一般的なVHSやGVS(VS,HS,VH等も同様)は開口率70%を超えるものがほとんどだ。
そのため開口率は70%で計算すれば十分だろう。
これらの与条件が揃った後に次は制気口に必要な面積を算出する。(必要面積)
計算式は以下の通りだ。
必要面積m2 = 風量m3/h ÷ 3,600s/h ÷ 面風速m/s ÷ 開口率%
今回の例でいえば以下の通りだ。
必要面積m2 = 225m2 ÷ 3,600s/h ÷ 2.0m/s ÷ 70% =0.045m2
つまり0.045m2の大きさを満たす制気口を計画すればよいこととなる。
例えば正方形であれば 250x 250 の制気口となる。
長方形であれば以下のとおりだろう。
150×300、200×250、250×200
これらの中から制気口の大きさを選択すればよい。
制気口の大きさ(パスダクト)
次にパスダクト側の制気口の大きさを求める。
求め方自体は先ほど同じだ。
唯一給気側と変わる点が面風速だろう。
通常パスダクトの場合は面風速を1.5m/sにて計画する。
(パスダクトはファンを持たないため面風速を上げると実際にパスダクト側から吸気されないことが理由)
先ほどと同じように制気口の必要面積を算出すると
必要面積m2 = 225m2 ÷ 3,600s/h ÷ 1.5m/s ÷ 70% =0.060m2 となる。

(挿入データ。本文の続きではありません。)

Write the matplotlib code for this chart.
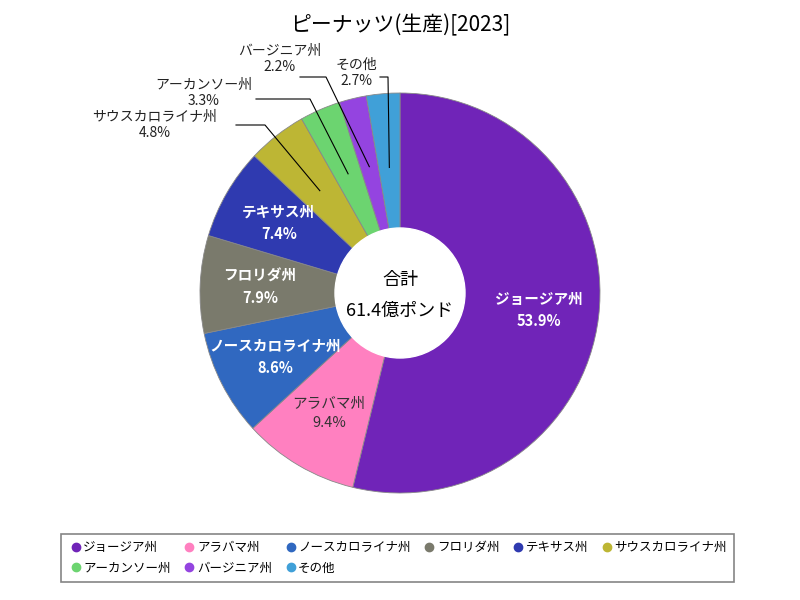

つまり0.060m2の大きさを満たす制気口を計画すればよいこととなる。
例えば正方形であれば 250x 250 の制気口となる。
長方形であれば以下のとおりだろう。
150×400、200×300、250×250
これらの中から制気口の大きさを選択すればよい。
(余談)制気口を一つにした場合
余談だが制気口を一つにした場合を確認する。
一枚目の写真が給気の場合を示す。
風量が450m3/hとなり正方形の制気口を設置する場合は300 x300 となる。
次に二枚目の写真がパスダクトを想定した場合だ。
同じく風量が450m3/hで正方形の制気口を設置する場合は350×350となる。
まとめ
今回は必要風量の算定から制気口の大きさまでにおける一連の計算方法を紹介した。
たとえ制気口のサイズと風量があっていないとしても設計時、施工時には問題になりづらい。
ただ建物の運用が始まってからクレームにつながりやすいため注意が必要だろう。